___ DATA EXCERPT ___
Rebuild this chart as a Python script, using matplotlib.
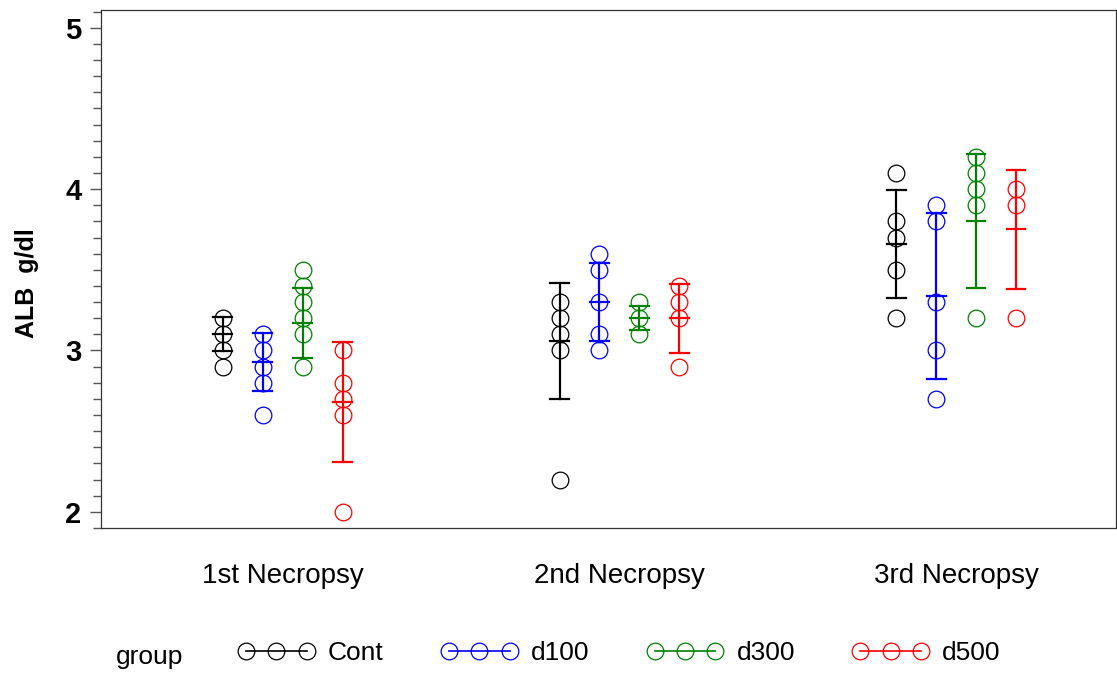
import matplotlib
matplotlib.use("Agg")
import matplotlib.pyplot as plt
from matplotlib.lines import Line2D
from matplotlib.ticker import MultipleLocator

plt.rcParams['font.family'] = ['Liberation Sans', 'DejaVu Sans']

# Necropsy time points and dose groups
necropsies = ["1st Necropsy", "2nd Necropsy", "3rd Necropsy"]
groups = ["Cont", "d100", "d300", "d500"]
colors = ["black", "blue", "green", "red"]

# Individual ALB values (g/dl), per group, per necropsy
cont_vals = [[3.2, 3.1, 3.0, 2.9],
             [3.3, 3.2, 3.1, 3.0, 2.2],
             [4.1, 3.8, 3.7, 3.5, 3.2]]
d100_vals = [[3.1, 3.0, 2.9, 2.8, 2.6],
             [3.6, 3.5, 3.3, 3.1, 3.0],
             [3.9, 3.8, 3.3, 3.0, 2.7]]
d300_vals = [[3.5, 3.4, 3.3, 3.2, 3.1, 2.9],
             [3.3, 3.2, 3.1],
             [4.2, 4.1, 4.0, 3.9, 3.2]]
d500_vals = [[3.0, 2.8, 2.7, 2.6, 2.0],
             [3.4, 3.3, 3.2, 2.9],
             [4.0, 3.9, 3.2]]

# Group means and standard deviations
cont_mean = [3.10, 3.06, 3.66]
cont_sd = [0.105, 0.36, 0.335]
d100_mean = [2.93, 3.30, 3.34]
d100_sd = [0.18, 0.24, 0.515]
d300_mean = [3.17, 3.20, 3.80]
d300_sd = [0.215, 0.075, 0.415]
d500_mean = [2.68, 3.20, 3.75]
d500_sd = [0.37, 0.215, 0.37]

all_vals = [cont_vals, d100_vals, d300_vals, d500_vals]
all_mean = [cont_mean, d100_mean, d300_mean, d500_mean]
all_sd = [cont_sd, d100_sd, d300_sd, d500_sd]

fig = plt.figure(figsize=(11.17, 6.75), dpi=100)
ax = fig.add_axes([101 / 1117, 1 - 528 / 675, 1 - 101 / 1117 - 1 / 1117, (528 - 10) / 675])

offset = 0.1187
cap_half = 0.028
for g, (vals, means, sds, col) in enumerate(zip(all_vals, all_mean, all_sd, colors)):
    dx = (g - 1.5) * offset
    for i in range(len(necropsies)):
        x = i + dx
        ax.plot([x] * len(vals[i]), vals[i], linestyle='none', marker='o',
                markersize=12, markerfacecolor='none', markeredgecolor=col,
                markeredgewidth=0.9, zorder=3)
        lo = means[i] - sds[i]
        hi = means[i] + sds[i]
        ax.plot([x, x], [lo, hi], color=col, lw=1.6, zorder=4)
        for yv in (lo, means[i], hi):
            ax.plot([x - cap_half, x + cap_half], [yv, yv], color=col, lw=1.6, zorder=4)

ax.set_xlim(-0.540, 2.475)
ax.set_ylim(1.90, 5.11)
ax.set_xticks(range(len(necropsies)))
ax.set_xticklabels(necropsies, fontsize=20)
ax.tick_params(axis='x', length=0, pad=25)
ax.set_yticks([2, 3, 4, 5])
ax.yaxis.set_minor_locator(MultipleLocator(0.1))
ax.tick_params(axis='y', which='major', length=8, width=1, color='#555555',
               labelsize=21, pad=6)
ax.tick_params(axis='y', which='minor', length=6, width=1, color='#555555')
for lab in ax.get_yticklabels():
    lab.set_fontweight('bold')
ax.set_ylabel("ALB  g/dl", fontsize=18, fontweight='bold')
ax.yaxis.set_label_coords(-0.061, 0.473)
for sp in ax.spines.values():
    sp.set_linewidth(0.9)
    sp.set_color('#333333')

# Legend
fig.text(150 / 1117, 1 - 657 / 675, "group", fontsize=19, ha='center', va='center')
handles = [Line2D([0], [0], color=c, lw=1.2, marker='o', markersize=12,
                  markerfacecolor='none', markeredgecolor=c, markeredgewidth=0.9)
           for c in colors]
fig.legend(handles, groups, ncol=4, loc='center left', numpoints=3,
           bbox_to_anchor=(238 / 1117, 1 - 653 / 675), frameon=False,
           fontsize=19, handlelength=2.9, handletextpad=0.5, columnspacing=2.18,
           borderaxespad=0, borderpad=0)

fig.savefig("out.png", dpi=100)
___
## WORK TO COMPLETE
Please reproduce the listing exactly from its opening line through the line that contains "ax = fig.add_axes([101", both included, with all pictures omitted.

## ANSWER TO THIS PROBLEM
Rebuild this chart as a Python script, using matplotlib.
import matplotlib
matplotlib.use("Agg")
import matplotlib.pyplot as plt
from matplotlib.lines import Line2D
from matplotlib.ticker import MultipleLocator

plt.rcParams['font.family'] = ['Liberation Sans', 'DejaVu Sans']

# Necropsy time points and dose groups
necropsies = ["1st Necropsy", "2nd Necropsy", "3rd Necropsy"]
groups = ["Cont", "d100", "d300", "d500"]
colors = ["black", "blue", "green", "red"]

# Individual ALB values (g/dl), per group, per necropsy
cont_vals = [[3.2, 3.1, 3.0, 2.9],
             [3.3, 3.2, 3.1, 3.0, 2.2],
             [4.1, 3.8, 3.7, 3.5, 3.2]]
d100_vals = [[3.1, 3.0, 2.9, 2.8, 2.6],
             [3.6, 3.5, 3.3, 3.1, 3.0],
             [3.9, 3.8, 3.3, 3.0, 2.7]]
d300_vals = [[3.5, 3.4, 3.3, 3.2, 3.1, 2.9],
             [3.3, 3.2, 3.1],
             [4.2, 4.1, 4.0, 3.9, 3.2]]
d500_vals = [[3.0, 2.8, 2.7, 2.6, 2.0],
             [3.4, 3.3, 3.2, 2.9],
             [4.0, 3.9, 3.2]]

# Group means and standard deviations
cont_mean = [3.10, 3.06, 3.66]
cont_sd = [0.105, 0.36, 0.335]
d100_mean = [2.93, 3.30, 3.34]
d100_sd = [0.18, 0.24, 0.515]
d300_mean = [3.17, 3.20, 3.80]
d300_sd = [0.215, 0.075, 0.415]
d500_mean = [2.68, 3.20, 3.75]
d500_sd = [0.37, 0.215, 0.37]

all_vals = [cont_vals, d100_vals, d300_vals, d500_vals]
all_mean = [cont_mean, d100_mean, d300_mean, d500_mean]
all_sd = [cont_sd, d100_sd, d300_sd, d500_sd]

fig = plt.figure(figsize=(11.17, 6.75), dpi=100)
ax = fig.add_axes([101 / 1117, 1 - 528 / 675, 1 - 101 / 1117 - 1 / 1117, (528 - 10) / 675])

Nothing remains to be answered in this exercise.